| Source excerpt |

>> begin

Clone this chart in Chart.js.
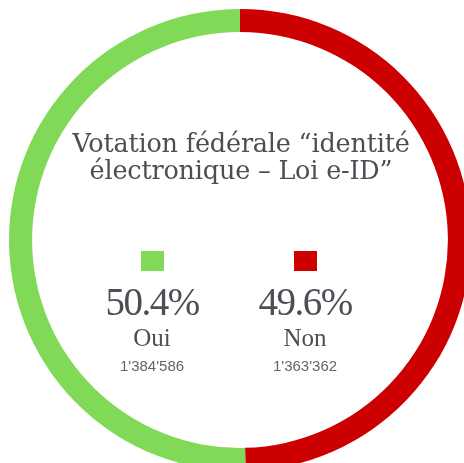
<!DOCTYPE html>
<html>
<head>
<meta charset="utf-8">
<script src="https://cdn.jsdelivr.net/npm/chart.js@4/dist/chart.umd.min.js"></script>
<style>
  html, body { margin: 0; padding: 0; background: #fff; }
  body { width: 464px; height: 463px; overflow: hidden; position: relative; }
  #ring { position: absolute; left: 9px; top: 9px; width: 462px; height: 462px; }
  .titre {
    position: absolute; left: 0; width: 482px; top: 130px; text-align: center;
    font-family: "DejaVu Serif", serif; font-size: 25.5px; line-height: 27px; color: #4d4d55;
    letter-spacing: -0.2px;
  }
  .col { position: absolute; width: 160px; text-align: center; color: #4d4d55; }
  .carre { width: 23px; height: 20px; margin: 0 auto; }
  .pct { font-family: "Liberation Serif", serif; font-size: 39px; line-height: 39px; margin-top: 11px; letter-spacing: -1.5px; }
  .lab { font-family: "Liberation Serif", serif; font-size: 25px; line-height: 25px; margin-top: 4px; }
  .nb { font-family: "Liberation Sans", sans-serif; font-size: 15px; line-height: 15px; margin-top: 8px; color: #666; }
</style>
</head>
<body>
<div id="ring"><canvas id="graphique"></canvas></div>
<div class="titre">Votation fédérale “identité<br>électronique – Loi e-ID”</div>
<div id="legende"></div>
<script>
var categories = ['Oui', 'Non'];
var voix = [1384586, 1363362];
var couleurs = ['#80d957', '#cc0000'];

var total = voix[0] + voix[1];

function formatSuisse(n) {
    return String(n).replace(/\B(?=(\d{3})+(?!\d))/g, "'");
}

// le Non part du haut dans le sens horaire, le Oui ferme le cercle à gauche
var ctx = document.getElementById('graphique').getContext('2d');
var graphique = new Chart(ctx, {
    type: 'doughnut',
    data: {
        labels: categories.slice().reverse(),
        datasets: [{
            data: voix.slice().reverse(),
            backgroundColor: couleurs.slice().reverse(),
            borderWidth: 0,
            hoverOffset: 0
        }]
    },
    options: {
        responsive: true,
        maintainAspectRatio: false,
        animation: false,
        cutout: '90%',
        layout: { padding: 0 },
        plugins: {
            legend: { display: false },
            tooltip: { enabled: false }
        }
    }
});

var centres = [152, 305];
var legende = document.getElementById('legende');
categories.forEach(function (cat, i) {
    var col = document.createElement('div');
    col.className = 'col';
    col.style.left = (centres[i] - 80) + 'px';
    col.style.top = '251px';
    col.innerHTML =
        '<div class="carre" style="background:' + couleurs[i] + '"></div>' +
        '<div class="pct">' + (voix[i] / total * 100).toFixed(1) + '%</div>' +
        '<div class="lab">' + cat + '</div>' +
        '<div class="nb">' + formatSuisse(voix[i]) + '</div>';
    legende.appendChild(col);
});
</script>
</body>
</html>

>> end

| The exercise |
Repeat the data in full and exactly. Omit pictures.

| Output below |
Clone this chart in Chart.js.
<!DOCTYPE html>
<html>
<head>
<meta charset="utf-8">
<script src="https://cdn.jsdelivr.net/npm/chart.js@4/dist/chart.umd.min.js"></script>
<style>
  html, body { margin: 0; padding: 0; background: #fff; }
  body { width: 464px; height: 463px; overflow: hidden; position: relative; }
  #ring { position: absolute; left: 9px; top: 9px; width: 462px; height: 462px; }
  .titre {
    position: absolute; left: 0; width: 482px; top: 130px; text-align: center;
    font-family: "DejaVu Serif", serif; font-size: 25.5px; line-height: 27px; color: #4d4d55;
    letter-spacing: -0.2px;
  }
  .col { position: absolute; width: 160px; text-align: center; color: #4d4d55; }
  .carre { width: 23px; height: 20px; margin: 0 auto; }
  .pct { font-family: "Liberation Serif", serif; font-size: 39px; line-height: 39px; margin-top: 11px; letter-spacing: -1.5px; }
  .lab { font-family: "Liberation Serif", serif; font-size: 25px; line-height: 25px; margin-top: 4px; }
  .nb { font-family: "Liberation Sans", sans-serif; font-size: 15px; line-height: 15px; margin-top: 8px; color: #666; }
</style>
</head>
<body>
<div id="ring"><canvas id="graphique"></canvas></div>
<div class="titre">Votation fédérale “identité<br>électronique – Loi e-ID”</div>
<div id="legende"></div>
<script>
var categories = ['Oui', 'Non'];
var voix = [1384586, 1363362];
var couleurs = ['#80d957', '#cc0000'];

var total = voix[0] + voix[1];

function formatSuisse(n) {
    return String(n).replace(/\B(?=(\d{3})+(?!\d))/g, "'");
}

// le Non part du haut dans le sens horaire, le Oui ferme le cercle à gauche
var ctx = document.getElementById('graphique').getContext('2d');
var graphique = new Chart(ctx, {
    type: 'doughnut',
    data: {
        labels: categories.slice().reverse(),
        datasets: [{
            data: voix.slice().reverse(),
            backgroundColor: couleurs.slice().reverse(),
            borderWidth: 0,
            hoverOffset: 0
        }]
    },
    options: {
        responsive: true,
        maintainAspectRatio: false,
        animation: false,
        cutout: '90%',
        layout: { padding: 0 },
        plugins: {
            legend: { display: false },
            tooltip: { enabled: false }
        }
    }
});

var centres = [152, 305];
var legende = document.getElementById('legende');
categories.forEach(function (cat, i) {
    var col = document.createElement('div');
    col.className = 'col';
    col.style.left = (centres[i] - 80) + 'px';
    col.style.top = '251px';
    col.innerHTML =
        '<div class="carre" style="background:' + couleurs[i] + '"></div>' +
        '<div class="pct">' + (voix[i] / total * 100).toFixed(1) + '%</div>' +
        '<div class="lab">' + cat + '</div>' +
        '<div class="nb">' + formatSuisse(voix[i]) + '</div>';
    legende.appendChild(col);
});
</script>
</body>
</html>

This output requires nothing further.